TASK BRIEF: Pictures excluded, return the lines below from the first through the line holding "import plotly.graph_objects as go".

* * * * * * *

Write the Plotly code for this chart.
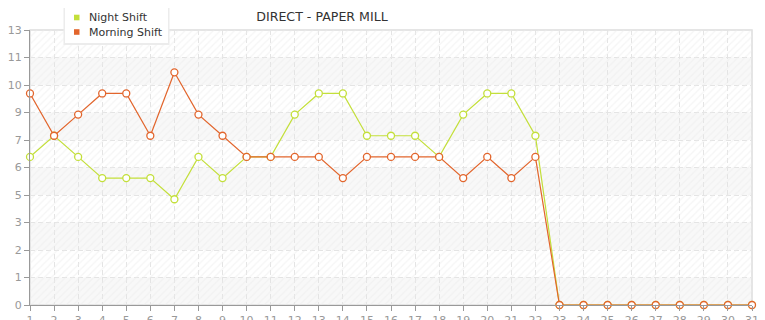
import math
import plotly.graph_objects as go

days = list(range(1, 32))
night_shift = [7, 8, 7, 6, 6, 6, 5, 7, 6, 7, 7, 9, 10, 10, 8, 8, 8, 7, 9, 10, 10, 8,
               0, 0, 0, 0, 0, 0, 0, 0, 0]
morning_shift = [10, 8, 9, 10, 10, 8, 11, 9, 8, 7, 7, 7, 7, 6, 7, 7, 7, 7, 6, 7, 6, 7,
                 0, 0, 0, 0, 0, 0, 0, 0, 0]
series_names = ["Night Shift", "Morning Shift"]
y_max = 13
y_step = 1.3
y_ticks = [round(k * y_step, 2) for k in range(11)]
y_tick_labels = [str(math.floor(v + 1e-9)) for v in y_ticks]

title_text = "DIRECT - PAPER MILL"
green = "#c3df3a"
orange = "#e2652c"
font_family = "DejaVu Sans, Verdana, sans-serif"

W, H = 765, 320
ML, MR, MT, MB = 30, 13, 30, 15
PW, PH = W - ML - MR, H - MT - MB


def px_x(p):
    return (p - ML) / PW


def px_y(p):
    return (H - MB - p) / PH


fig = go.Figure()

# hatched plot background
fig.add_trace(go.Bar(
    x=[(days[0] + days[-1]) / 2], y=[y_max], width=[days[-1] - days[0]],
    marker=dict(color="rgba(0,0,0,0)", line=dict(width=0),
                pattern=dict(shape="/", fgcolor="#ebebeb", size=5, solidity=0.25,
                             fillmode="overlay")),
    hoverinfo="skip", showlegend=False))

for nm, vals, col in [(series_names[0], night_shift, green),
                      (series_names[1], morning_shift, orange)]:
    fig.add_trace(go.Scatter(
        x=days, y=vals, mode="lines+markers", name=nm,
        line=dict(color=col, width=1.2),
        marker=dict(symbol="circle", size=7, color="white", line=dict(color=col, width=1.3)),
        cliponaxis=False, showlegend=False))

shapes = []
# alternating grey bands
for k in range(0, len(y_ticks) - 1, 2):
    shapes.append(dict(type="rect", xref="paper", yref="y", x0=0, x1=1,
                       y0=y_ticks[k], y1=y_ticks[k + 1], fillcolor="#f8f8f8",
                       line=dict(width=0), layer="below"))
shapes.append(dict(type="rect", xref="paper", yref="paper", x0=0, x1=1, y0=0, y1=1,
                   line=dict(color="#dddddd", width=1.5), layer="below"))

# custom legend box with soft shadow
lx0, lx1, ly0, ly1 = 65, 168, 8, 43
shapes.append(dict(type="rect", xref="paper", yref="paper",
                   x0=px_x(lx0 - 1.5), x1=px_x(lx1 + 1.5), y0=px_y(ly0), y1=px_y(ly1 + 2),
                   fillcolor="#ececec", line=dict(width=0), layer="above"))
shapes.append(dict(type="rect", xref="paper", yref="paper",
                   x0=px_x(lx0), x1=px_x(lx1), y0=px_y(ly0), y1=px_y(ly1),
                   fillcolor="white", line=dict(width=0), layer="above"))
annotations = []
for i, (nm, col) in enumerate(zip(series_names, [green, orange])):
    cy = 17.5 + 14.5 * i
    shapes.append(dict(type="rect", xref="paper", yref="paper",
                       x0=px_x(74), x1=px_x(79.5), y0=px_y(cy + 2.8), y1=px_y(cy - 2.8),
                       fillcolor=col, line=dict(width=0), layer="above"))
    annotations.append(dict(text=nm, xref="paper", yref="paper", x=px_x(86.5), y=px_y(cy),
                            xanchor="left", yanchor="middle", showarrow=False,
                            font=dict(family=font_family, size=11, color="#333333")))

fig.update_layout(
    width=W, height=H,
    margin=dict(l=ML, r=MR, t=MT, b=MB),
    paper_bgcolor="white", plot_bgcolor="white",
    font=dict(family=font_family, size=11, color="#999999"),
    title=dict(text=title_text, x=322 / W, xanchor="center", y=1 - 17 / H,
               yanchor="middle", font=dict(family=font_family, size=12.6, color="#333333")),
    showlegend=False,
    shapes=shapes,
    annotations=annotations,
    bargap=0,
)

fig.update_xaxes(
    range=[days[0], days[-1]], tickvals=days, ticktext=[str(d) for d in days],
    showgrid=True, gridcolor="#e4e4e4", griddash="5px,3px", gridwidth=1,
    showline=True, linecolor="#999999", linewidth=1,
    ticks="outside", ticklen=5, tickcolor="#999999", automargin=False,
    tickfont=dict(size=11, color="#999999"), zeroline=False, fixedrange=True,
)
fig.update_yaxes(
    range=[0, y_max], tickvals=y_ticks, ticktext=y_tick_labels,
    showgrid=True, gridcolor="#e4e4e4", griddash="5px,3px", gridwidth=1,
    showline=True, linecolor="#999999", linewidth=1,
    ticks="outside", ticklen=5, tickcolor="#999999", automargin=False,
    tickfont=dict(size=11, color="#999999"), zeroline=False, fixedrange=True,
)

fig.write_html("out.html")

* * * * * * *

RESPONSE TO THE EXERCISE:
Write the Plotly code for this chart.
import math
import plotly.graph_objects as go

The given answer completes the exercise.